A U.S. Navy P-3C Orion surveillance aircraft and a Chinese military surveillance aircraft came within 1,000 feet of one another near the contested Scarborough Shoal Wednesday, a U.S. official revealed to Reuters Thursday.
U.S. Pacific Command confirmed the incident.
U.S. Pacific Command spokesman Major Rob Shuford described the incident in the South China Sea as “unsafe,” while another official noted that the U.S. aircraft had to alter course to avoid colliding with the Chinese aircraft.
“The U.S. Navy P-3C was on a routine mission operating in accordance with international law,” Shuford added.

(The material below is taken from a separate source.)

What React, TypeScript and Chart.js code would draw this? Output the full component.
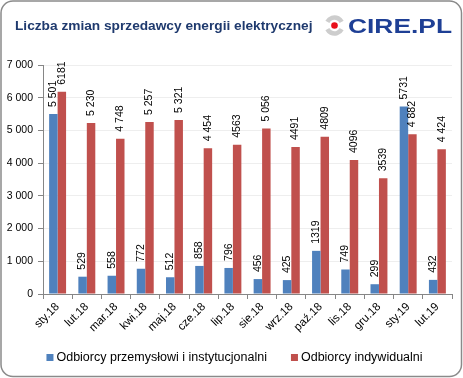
import React, { useEffect, useRef } from 'react';
import { Chart, registerables } from 'chart.js';

Chart.register(...registerables);

const title = 'Liczba zmian sprzedawcy energii elektrycznej';
const logoText = 'CIRE.PL';
const categories = ['sty.18', 'lut.18', 'mar.18', 'kwi.18', 'maj.18', 'cze.18', 'lip.18', 'sie.18', 'wrz.18', 'paź.18', 'lis.18', 'gru.18', 'sty.19', 'lut.19'];
const seriesNames = ['Odbiorcy przemysłowi i instytucjonalni', 'Odbiorcy indywidualni'];
const industrial = [5501, 529, 558, 772, 512, 858, 796, 456, 425, 1319, 749, 299, 5731, 432];
const individual = [6181, 5230, 4748, 5257, 5321, 4454, 4563, 5056, 4491, 4809, 4096, 3539, 4882, 4424];
const industrialLabels = ['5 501', '529', '558', '772', '512', '858', '796', '456', '425', '1319', '749', '299', '5731', '432'];
const individualLabels = ['6181', '5 230', '4 748', '5 257', '5 321', '4 454', '4563', '5 056', '4491', '4809', '4096', '3539', '4 882', '4 424'];
const yTickLabels: Record<number, string> = { 0: '0', 1000: '1 000', 2000: '2 000', 3000: '3 000', 4000: '4 000', 5000: '5 000', 6000: '6 000', 7000: '7 000' };

const BLUE = '#4F81BD';
const RED = '#C0504D';
const FONT = "'Liberation Sans', Arial, sans-serif";

const decorPlugin = {
  id: 'decor',
  beforeDraw(chart: any) {
    const ctx = chart.ctx;
    ctx.save();
    ctx.fillStyle = '#fff';
    ctx.fillRect(0, 0, chart.width, chart.height);
    const x = 1, y = 1, w = chart.width - 2.5, h = chart.height - 2.5, r = 12;
    ctx.beginPath();
    ctx.moveTo(x + r, y);
    ctx.arcTo(x + w, y, x + w, y + h, r);
    ctx.arcTo(x + w, y + h, x, y + h, r);
    ctx.arcTo(x, y + h, x, y, r);
    ctx.arcTo(x, y, x + w, y, r);
    ctx.closePath();
    ctx.strokeStyle = '#8a8a8a';
    ctx.lineWidth = 1.5;
    ctx.stroke();
    ctx.restore();
  },
  afterDraw(chart: any) {
    const ctx = chart.ctx;
    ctx.save();
    // title
    ctx.fillStyle = '#1F3A6E';
    ctx.font = `bold 13.7px ${FONT}`;
    ctx.textAlign = 'left';
    ctx.textBaseline = 'middle';
    ctx.fillText(title, 15, 26);
    // logo
    const cx = 334.5, cy = 25.5;
    ctx.strokeStyle = '#CDCDCD';
    ctx.lineWidth = 4.5;
    ctx.beginPath();
    ctx.arc(cx, cy, 8, -Math.PI * 0.85, -Math.PI * 0.15);
    ctx.stroke();
    ctx.beginPath();
    ctx.arc(cx, cy, 8, Math.PI * 0.15, Math.PI * 0.85);
    ctx.stroke();
    ctx.fillStyle = '#E8101B';
    ctx.beginPath();
    ctx.arc(cx, cy, 3.3, 0, Math.PI * 2);
    ctx.fill();
    ctx.save();
    ctx.fillStyle = '#1E3F95';
    ctx.font = `bold 20px ${FONT}`;
    ctx.textBaseline = 'alphabetic';
    const tw = ctx.measureText(logoText).width;
    ctx.translate(348, 32.5);
    ctx.scale(104 / tw, 1);
    ctx.fillText(logoText, 0, 0);
    ctx.restore();
    // legend
    ctx.font = `12.5px ${FONT}`;
    ctx.textBaseline = 'middle';
    const colors = [BLUE, RED];
    const box = 7, gapBoxText = 3, gapItems = 24;
    const widths = seriesNames.map((n) => box + gapBoxText + ctx.measureText(n).width);
    const total = widths[0] + widths[1] + gapItems;
    let lx = 234.5 - total / 2;
    const ly = 357.5;
    seriesNames.forEach((n, i) => {
      ctx.fillStyle = colors[i];
      ctx.fillRect(lx, ly - box / 2, box, box);
      ctx.fillStyle = '#000';
      ctx.fillText(n, lx + box + gapBoxText, ly);
      lx += widths[i] + gapItems;
    });
    ctx.restore();
  },
};

const labelPlugin = {
  id: 'barLabels',
  afterDatasetsDraw(chart: any) {
    const ctx = chart.ctx;
    const labelSets = [industrialLabels, individualLabels];
    ctx.save();
    ctx.fillStyle = '#000';
    ctx.font = `10.5px ${FONT}`;
    ctx.textAlign = 'left';
    ctx.textBaseline = 'middle';
    chart.data.datasets.forEach((_: any, di: number) => {
      const meta = chart.getDatasetMeta(di);
      meta.data.forEach((el: any, i: number) => {
        ctx.save();
        ctx.translate(el.x, el.y - 7);
        ctx.rotate(-Math.PI / 2);
        ctx.fillText(labelSets[di][i], 0, 0);
        ctx.restore();
      });
    });
    ctx.restore();
  },
};

export default function App() {
  const ref = useRef<HTMLCanvasElement>(null);
  useEffect(() => {
    if (!ref.current) return;
    const chart = new Chart(ref.current, {
      type: 'bar',
      data: {
        labels: categories,
        datasets: [
          { label: seriesNames[0], data: industrial, backgroundColor: BLUE, borderWidth: 0 },
          { label: seriesNames[1], data: individual, backgroundColor: RED, borderWidth: 0 },
        ],
      },
      options: {
        animation: false,
        responsive: false,
        devicePixelRatio: 1,
        categoryPercentage: 0.58,
        barPercentage: 1,
        layout: { padding: { top: 65, left: 0, right: 11, bottom: 44 } },
        plugins: {
          legend: { display: false },
          tooltip: { enabled: false },
          title: { display: false },
        },
        scales: {
          x: {
            grid: { offset: true, drawOnChartArea: false, drawTicks: true, tickLength: 5, color: '#868686' },
            border: { color: '#868686', width: 1 },
            ticks: { maxRotation: 45, minRotation: 45, color: '#000', font: { family: FONT, size: 11.5 }, padding: 1 },
            afterFit(scale: any) { scale.height = 40; },
          },
          y: {
            min: 0,
            max: 7000,
            ticks: {
              stepSize: 1000,
              color: '#000',
              font: { family: FONT, size: 10.5 },
              padding: 5,
              callback: (v: any) => yTickLabels[v as number] ?? String(v),
            },
            grid: { color: '#EEEEEE', tickColor: '#868686', tickLength: 5, drawTicks: true },
            border: { color: '#868686', width: 1 },
            afterFit(scale: any) { scale.width = 43; },
          },
        },
      },
      plugins: [decorPlugin, labelPlugin],
    });
    return () => chart.destroy();
  }, []);
  return (
    <div style={{ position: 'fixed', left: 0, top: 0, width: 463, height: 378 }}>
      <canvas ref={ref} width={463} height={378} style={{ width: 463, height: 378, display: 'block' }} />
    </div>
  );
}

Although China has carried out provocative interceptions in the past, the U.S. Navy has yet to identify “malign intent” from the Chinese. The Chinese aircraft was a Shaanxi KJ-200 aerial early warning and control aircraft, not a fighter jet. China usually deploys its Shenyang J-11 and Chengdu J-10 fighters for interceptions.
Two interceptions occurred last year, one in the South China Sea and one in the East China Sea. In the latter case, a Chinese J-10 fighter came within 100 feet of a U.S. Navy RC-135 reconnaissance aircraft.
While the incident may have been inadvertent, the issue will still be raised up the chain of command and investigated further.
“The Department of Defense and U.S. Pacific Command are always concerned about unsafe interactions with Chinese military forces,” Shuford explained. “We will address the issue in appropriate diplomatic and military channels.”
The Chinese version of the Global Times, citing Chinese defense officials, reported that the Chinese pilot acted in a “legal and professional manner.”
“We hope the U.S. side keeps in mind the present condition of relations between the two countries and militaries, adopts practical measures, and eliminates the origin of air and sea mishaps between the two countries,” defense officials told the paper.
The Chinese foreign ministry has yet to comment on the incident.
As military equipment is presently piling up in the South China Sea, it is unclear if this incident is a test of the new administration or a simple accident.